= GOAL =
Print, please, exactly and only the lines between the line holding "Recreate this image as a Python" and the line holding "from bokeh.resources import INLINE", inclusive, omitting any pictures.
───── DATA SECTION ─────
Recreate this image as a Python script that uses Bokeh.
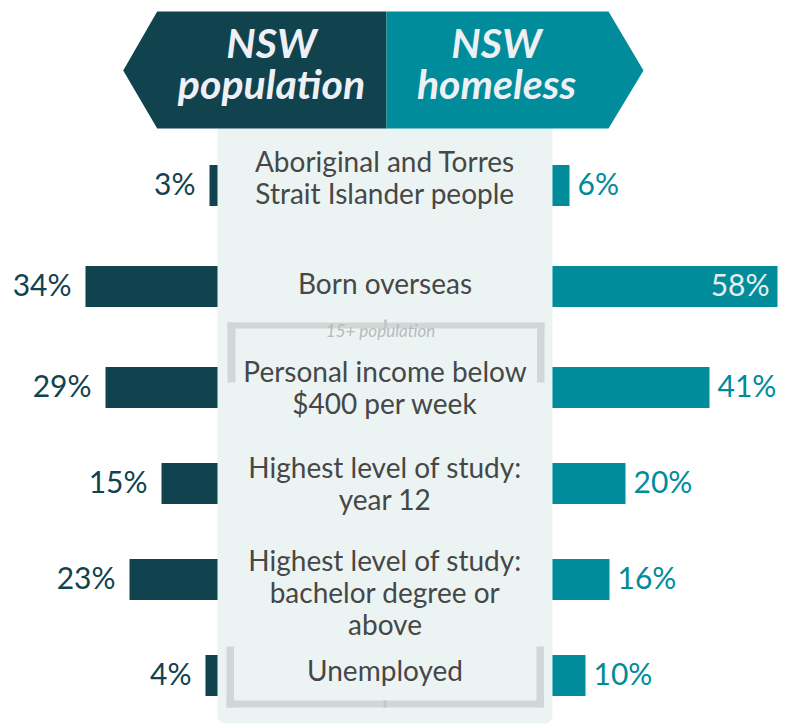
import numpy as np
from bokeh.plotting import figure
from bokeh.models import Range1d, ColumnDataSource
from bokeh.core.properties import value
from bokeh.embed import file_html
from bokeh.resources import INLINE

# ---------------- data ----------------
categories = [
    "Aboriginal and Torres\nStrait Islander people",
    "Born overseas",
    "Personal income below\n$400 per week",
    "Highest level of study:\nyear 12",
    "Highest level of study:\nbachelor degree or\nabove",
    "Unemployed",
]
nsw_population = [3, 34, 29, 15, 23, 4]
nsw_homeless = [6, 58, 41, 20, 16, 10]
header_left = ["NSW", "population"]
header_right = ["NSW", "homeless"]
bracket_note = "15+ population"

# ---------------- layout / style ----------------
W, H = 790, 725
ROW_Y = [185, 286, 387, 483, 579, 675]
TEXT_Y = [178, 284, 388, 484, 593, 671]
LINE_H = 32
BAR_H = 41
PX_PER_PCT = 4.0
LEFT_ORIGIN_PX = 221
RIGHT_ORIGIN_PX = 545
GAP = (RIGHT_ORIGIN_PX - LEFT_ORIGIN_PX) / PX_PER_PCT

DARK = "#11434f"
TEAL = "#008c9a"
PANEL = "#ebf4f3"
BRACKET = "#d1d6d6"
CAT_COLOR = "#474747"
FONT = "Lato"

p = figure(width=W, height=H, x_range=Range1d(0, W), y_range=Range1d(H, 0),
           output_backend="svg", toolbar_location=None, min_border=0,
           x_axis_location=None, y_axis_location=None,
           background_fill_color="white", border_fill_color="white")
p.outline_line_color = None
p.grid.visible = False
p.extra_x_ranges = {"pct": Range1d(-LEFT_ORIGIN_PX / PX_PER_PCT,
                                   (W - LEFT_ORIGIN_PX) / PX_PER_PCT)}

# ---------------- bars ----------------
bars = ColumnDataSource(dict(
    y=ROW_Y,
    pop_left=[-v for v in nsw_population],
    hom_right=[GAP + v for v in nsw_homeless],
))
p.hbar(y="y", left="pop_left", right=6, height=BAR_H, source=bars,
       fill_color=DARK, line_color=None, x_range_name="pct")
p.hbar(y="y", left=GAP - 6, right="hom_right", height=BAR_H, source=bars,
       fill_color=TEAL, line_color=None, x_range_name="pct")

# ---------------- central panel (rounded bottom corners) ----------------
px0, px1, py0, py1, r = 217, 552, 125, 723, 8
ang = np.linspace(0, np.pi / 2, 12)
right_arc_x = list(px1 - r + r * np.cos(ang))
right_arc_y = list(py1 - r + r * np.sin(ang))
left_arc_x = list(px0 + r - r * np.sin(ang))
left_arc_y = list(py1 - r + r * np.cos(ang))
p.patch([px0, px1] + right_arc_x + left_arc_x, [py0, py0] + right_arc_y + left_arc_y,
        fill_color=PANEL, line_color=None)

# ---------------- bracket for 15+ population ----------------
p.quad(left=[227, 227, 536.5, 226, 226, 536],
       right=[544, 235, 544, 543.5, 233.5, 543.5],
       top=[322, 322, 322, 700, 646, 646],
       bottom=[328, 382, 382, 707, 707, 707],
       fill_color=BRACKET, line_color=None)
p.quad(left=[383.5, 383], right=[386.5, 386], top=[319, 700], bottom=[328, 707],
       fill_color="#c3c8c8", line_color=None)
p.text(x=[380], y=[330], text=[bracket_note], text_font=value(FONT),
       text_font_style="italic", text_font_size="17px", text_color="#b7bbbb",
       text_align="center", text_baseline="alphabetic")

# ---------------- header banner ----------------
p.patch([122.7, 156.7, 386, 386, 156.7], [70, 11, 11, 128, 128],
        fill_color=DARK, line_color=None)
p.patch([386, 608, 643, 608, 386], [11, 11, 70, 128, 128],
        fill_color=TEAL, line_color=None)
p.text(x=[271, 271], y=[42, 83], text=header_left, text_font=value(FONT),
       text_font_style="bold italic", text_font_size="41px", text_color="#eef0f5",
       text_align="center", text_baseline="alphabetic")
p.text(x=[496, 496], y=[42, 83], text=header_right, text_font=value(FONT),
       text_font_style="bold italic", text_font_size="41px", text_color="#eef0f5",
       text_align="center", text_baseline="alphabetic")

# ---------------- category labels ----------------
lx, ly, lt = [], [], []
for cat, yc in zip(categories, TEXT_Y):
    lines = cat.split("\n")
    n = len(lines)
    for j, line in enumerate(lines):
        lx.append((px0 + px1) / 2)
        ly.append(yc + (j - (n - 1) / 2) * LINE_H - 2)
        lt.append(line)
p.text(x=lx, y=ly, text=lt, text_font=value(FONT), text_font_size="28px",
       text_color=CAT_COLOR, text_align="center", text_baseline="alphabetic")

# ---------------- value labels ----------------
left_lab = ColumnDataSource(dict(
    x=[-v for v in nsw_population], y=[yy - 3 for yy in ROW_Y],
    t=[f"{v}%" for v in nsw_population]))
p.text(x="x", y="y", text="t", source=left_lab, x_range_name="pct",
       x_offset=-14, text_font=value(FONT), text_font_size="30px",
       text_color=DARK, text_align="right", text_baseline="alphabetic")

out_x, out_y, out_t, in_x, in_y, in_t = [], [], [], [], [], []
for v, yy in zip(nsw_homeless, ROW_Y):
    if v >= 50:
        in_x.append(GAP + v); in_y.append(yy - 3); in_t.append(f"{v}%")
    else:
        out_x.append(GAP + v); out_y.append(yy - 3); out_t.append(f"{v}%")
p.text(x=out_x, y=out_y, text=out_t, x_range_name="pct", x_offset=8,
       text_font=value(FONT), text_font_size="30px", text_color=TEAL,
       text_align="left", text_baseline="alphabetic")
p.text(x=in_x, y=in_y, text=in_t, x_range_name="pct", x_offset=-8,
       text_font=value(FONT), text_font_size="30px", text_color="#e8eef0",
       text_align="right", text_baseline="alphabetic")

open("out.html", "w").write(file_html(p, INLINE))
─────
───── DATA SECTION ─────
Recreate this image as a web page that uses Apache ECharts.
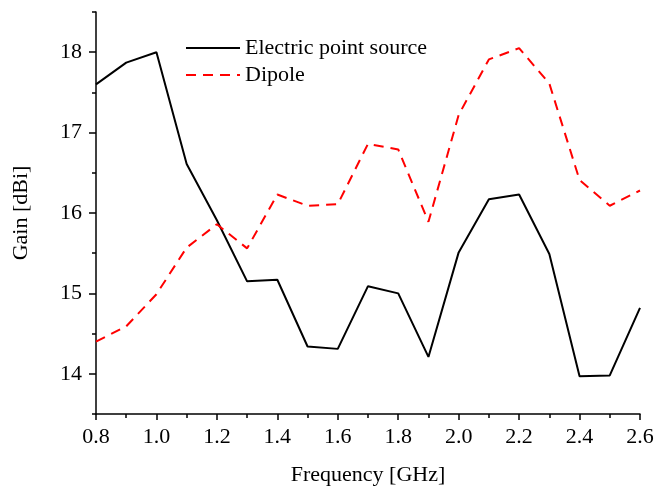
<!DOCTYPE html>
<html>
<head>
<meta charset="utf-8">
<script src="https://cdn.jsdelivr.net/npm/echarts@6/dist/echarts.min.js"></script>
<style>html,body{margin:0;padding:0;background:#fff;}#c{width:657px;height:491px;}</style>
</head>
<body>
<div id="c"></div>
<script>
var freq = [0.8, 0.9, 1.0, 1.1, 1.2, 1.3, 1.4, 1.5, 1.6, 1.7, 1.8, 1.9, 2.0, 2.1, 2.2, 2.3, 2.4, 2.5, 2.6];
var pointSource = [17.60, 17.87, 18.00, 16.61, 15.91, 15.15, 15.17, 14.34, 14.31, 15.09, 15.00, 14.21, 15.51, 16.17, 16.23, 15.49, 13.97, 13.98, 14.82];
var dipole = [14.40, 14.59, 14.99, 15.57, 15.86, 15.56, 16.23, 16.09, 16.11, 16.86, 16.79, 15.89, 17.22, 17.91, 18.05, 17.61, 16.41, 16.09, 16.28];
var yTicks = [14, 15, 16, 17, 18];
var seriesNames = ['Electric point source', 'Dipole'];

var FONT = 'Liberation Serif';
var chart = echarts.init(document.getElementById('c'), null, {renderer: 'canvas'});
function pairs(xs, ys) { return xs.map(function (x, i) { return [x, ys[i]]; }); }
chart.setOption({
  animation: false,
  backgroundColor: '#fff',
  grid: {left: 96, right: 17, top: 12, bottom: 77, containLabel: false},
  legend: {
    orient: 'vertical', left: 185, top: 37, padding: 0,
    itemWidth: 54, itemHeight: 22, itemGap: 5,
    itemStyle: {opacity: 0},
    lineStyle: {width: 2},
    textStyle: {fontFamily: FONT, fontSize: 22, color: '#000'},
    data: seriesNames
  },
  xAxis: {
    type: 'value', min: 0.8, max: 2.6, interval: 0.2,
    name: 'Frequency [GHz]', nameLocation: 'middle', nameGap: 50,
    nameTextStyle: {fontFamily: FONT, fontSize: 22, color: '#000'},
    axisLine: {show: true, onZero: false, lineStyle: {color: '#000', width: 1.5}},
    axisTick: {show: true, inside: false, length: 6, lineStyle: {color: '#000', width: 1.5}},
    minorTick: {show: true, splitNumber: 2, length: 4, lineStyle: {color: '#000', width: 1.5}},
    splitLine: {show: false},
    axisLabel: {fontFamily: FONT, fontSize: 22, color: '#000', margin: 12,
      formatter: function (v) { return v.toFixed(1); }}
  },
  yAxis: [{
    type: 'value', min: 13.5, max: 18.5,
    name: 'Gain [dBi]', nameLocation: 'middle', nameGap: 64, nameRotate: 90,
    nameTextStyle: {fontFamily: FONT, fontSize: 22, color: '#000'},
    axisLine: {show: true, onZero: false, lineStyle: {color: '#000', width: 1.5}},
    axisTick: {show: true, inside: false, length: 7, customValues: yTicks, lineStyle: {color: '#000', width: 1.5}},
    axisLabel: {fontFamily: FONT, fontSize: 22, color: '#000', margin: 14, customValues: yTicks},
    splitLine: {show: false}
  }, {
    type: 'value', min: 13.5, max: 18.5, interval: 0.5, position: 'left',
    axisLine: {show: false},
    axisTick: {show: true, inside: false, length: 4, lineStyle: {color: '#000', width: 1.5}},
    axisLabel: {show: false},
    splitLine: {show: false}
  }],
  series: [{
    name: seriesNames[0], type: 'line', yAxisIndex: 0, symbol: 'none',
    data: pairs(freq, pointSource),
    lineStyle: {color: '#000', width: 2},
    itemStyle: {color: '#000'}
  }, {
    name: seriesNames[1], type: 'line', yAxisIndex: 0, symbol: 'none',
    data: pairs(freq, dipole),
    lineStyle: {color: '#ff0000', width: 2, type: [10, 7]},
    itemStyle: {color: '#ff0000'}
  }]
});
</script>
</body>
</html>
─────
= COMPLETE OUTPUT =
Recreate this image as a Python script that uses Bokeh.
import numpy as np
from bokeh.plotting import figure
from bokeh.models import Range1d, ColumnDataSource
from bokeh.core.properties import value
from bokeh.embed import file_html
from bokeh.resources import INLINE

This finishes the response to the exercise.